Source data
## begin

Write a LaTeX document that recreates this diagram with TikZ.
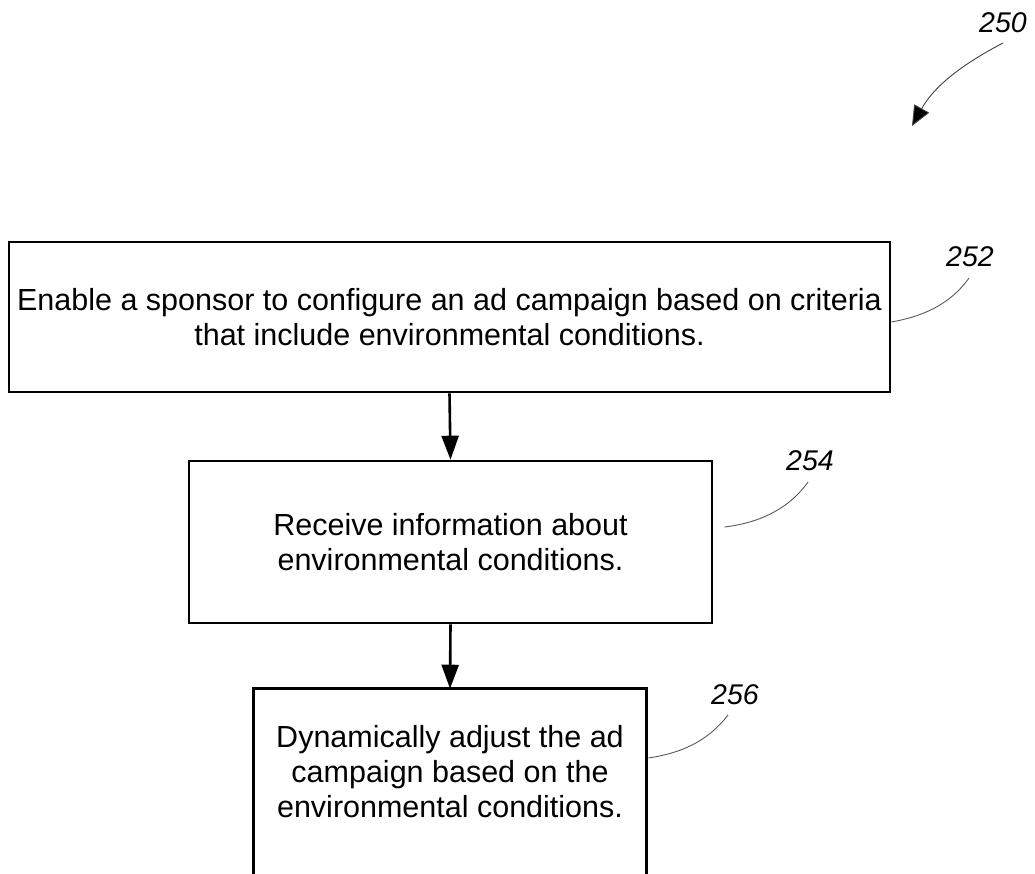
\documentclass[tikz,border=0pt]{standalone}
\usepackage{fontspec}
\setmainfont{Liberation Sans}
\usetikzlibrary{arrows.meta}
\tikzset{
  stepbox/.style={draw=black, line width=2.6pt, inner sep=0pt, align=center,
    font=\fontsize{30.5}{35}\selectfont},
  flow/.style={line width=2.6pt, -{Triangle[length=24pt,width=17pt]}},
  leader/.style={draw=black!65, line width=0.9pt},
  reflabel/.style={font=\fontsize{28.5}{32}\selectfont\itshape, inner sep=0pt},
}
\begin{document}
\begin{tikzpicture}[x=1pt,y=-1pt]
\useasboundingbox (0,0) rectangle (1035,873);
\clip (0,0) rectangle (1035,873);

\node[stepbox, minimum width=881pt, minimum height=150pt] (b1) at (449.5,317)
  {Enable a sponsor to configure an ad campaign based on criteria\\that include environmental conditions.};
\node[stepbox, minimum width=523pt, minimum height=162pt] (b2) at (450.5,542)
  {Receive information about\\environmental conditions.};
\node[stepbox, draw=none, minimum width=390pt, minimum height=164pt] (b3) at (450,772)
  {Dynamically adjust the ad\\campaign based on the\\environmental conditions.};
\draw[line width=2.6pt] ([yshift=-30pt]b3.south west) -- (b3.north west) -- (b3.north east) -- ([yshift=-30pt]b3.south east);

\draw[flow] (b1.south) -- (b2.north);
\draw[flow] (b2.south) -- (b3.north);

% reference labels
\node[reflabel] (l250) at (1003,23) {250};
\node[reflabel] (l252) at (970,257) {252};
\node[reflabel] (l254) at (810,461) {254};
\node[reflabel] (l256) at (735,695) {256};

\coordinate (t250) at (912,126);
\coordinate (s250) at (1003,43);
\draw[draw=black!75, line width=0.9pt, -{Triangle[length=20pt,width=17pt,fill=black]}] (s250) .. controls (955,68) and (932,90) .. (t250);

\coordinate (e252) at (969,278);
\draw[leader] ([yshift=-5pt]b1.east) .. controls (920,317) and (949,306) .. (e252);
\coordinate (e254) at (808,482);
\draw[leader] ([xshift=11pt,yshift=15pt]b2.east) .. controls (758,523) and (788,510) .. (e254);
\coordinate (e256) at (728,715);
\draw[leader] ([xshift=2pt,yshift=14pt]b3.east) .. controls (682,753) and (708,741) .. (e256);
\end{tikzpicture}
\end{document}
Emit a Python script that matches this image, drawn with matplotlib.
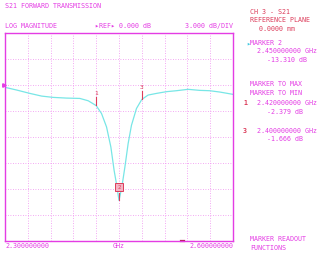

## end

WHAT YOU WILL DO
In the entries above, how many lines contain the word "that"? Answer with the number only.

THE SOLUTION
3